Au vu de l'ensemble des résultats, il ne
semblait pas raisonnable de poursuivre ce projet dans le cadre de mon
travail de thèse. En effet, la production de protéines et
domaines recombinants PRODH a été très coûteuse en
temps. Près de 20 mois ont été nécessaires pour
cloner, produire, et optimiser les conditions d'expression des
protéines PRODH, PRO564, PROentier, PROcatal, PROter, et PROinser. Au
final, seul le domaine PROentier fait l'objet
de résultats encourageants qui sont cependant
insuffisants pour envisager l'analyse structurale. De plus, cette large
région de 67 kDa n'est pas adaptée à une étude par
RMN, qui représente un des objectifs de mon projet scientifique.

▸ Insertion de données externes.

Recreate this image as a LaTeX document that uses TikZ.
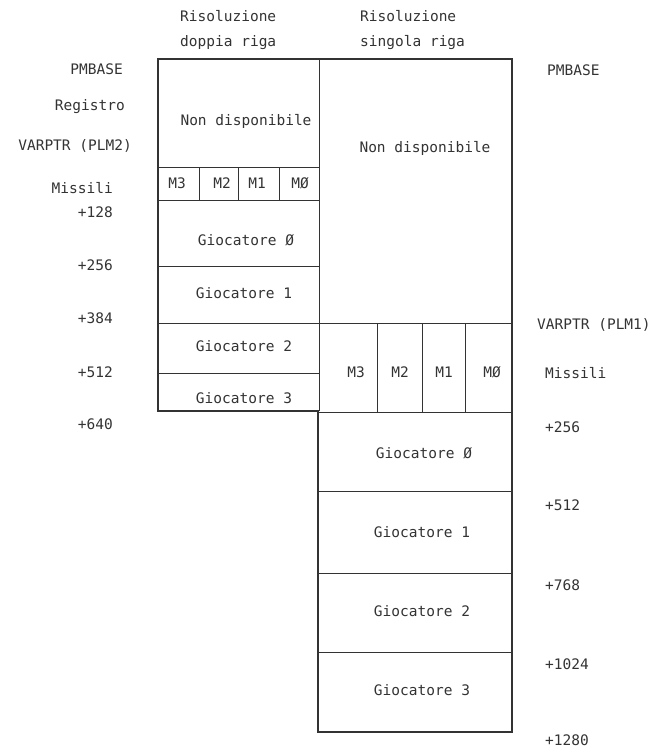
\documentclass[tikz,border=0pt]{standalone}
\usepackage{fontspec}
\setmonofont{DejaVu Sans Mono}
\begin{document}
\begin{tikzpicture}[x=1pt,y=-1pt,
  lbl/.style={font=\ttfamily\fontsize{14.5}{16}\selectfont, text=black!80, inner sep=0pt},
  outer/.style={draw=black!80, line width=1.6pt, line join=miter},
  inner/.style={draw=black!80, line width=0.8pt}]
\useasboundingbox (0,0) rectangle (667,750);
% outline
\draw[outer] (158,59) -- (512,59) -- (512,732) -- (318,732) -- (318,411) -- (158,411) -- cycle;
% internal lines, left column
\draw[inner] (319,59) -- (319,411);
\draw[inner] (158,167) -- (319,167);
\draw[inner] (158,200) -- (319,200);
\draw[inner] (158,266) -- (319,266);
\draw[inner] (158,323) -- (512,323);
\draw[inner] (158,373) -- (319,373);
\draw[inner] (199,167) -- (199,200);
\draw[inner] (238,167) -- (238,200);
\draw[inner] (279,167) -- (279,200);
% internal lines, right column
\draw[inner] (319,412) -- (512,412);
\draw[inner] (377,323) -- (377,412);
\draw[inner] (422,323) -- (422,412);
\draw[inner] (465,323) -- (465,412);
\draw[inner] (319,491) -- (512,491);
\draw[inner] (319,573) -- (512,573);
\draw[inner] (319,652) -- (512,652);
% headers
\node[lbl, anchor=west] (h1a) at (180,16) {Risoluzione};
\node[lbl, anchor=west] (h1b) at (180,43) {doppia riga};
\node[lbl, anchor=west] (h2a) at (360,16) {Risoluzione};
\node[lbl, anchor=west] (h2b) at (360,43) {singola riga};
% left column cells
\node[lbl] (lnd) at (246,121) {Non disponibile};
\node[lbl] (lm3) at (177,183) {M3};
\node[lbl] (lm2) at (222,183) {M2};
\node[lbl] (lm1) at (257,183) {M1};
\node[lbl] (lm0) at (300,183) {MØ};
\node[lbl] (lg0) at (246,240) {Giocatore Ø};
\node[lbl] (lg1) at (244,293) {Giocatore 1};
\node[lbl] (lg2) at (244,346) {Giocatore 2};
\node[lbl] (lg3) at (244,398) {Giocatore 3};
% right column cells
\node[lbl] (rnd) at (425,148) {Non disponibile};
\node[lbl] (rm3) at (356,372) {M3};
\node[lbl] (rm2) at (400,372) {M2};
\node[lbl] (rm1) at (444,372) {M1};
\node[lbl] (rm0) at (492,372) {MØ};
\node[lbl] (rg0) at (424,453) {Giocatore Ø};
\node[lbl] (rg1) at (422,532) {Giocatore 1};
\node[lbl] (rg2) at (422,611) {Giocatore 2};
\node[lbl] (rg3) at (422,690) {Giocatore 3};
% left labels
\node[lbl, anchor=east] (lpm) at (123,69) {PMBASE};
\node[lbl, anchor=east] (lreg) at (125,107) {Registro};
\node[lbl, anchor=east] (lvar) at (132,146) {VARPTR (PLM2)};
\node[lbl, anchor=east] (lmis) at (113,188) {Missili};
\node[lbl, anchor=east] (l128) at (113,212) {+128};
\node[lbl, anchor=east] (l256) at (113,265) {+256};
\node[lbl, anchor=east] (l384) at (113,318) {+384};
\node[lbl, anchor=east] (l512) at (113,372) {+512};
\node[lbl, anchor=east] (l640) at (113,424) {+640};
% right labels
\node[lbl, anchor=west] (rpm) at (547,70) {PMBASE};
\node[lbl, anchor=west] (rvar) at (537,325) {VARPTR (PLM1)};
\node[lbl, anchor=west] (rmis) at (545,373) {Missili};
\node[lbl, anchor=west] (r256) at (545,427) {+256};
\node[lbl, anchor=west] (r512) at (545,505) {+512};
\node[lbl, anchor=west] (r768) at (545,585) {+768};
\node[lbl, anchor=west] (r1024) at (545,664) {+1024};
\node[lbl, anchor=west] (r1280) at (545,740) {+1280};
\end{tikzpicture}
\end{document}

La mise au point du protocole
d'expression de la protéine PROentier n'a pas
été pour autant inutile. En effet, la production
de plusieurs litres de culture serait suffisante pour
entreprendre des études biochimiques sur la
protéine PROentier, et ainsi caractériser pour
la première fois la nature du cofacteur et/ou de l'inhibiteur
compétitif naturel d'une proline déshydrogénase
eucaryote. Pour ma part, j'ai entrepris de mettre à profit
l'expérience acquise dans le domaine de l'expression de protéines
recombinantes pour produire, puis caractériser la structure d'une
autre biomolécule : la protéine KIN17, impliquée dans
la réparation des dommages de l'ADN.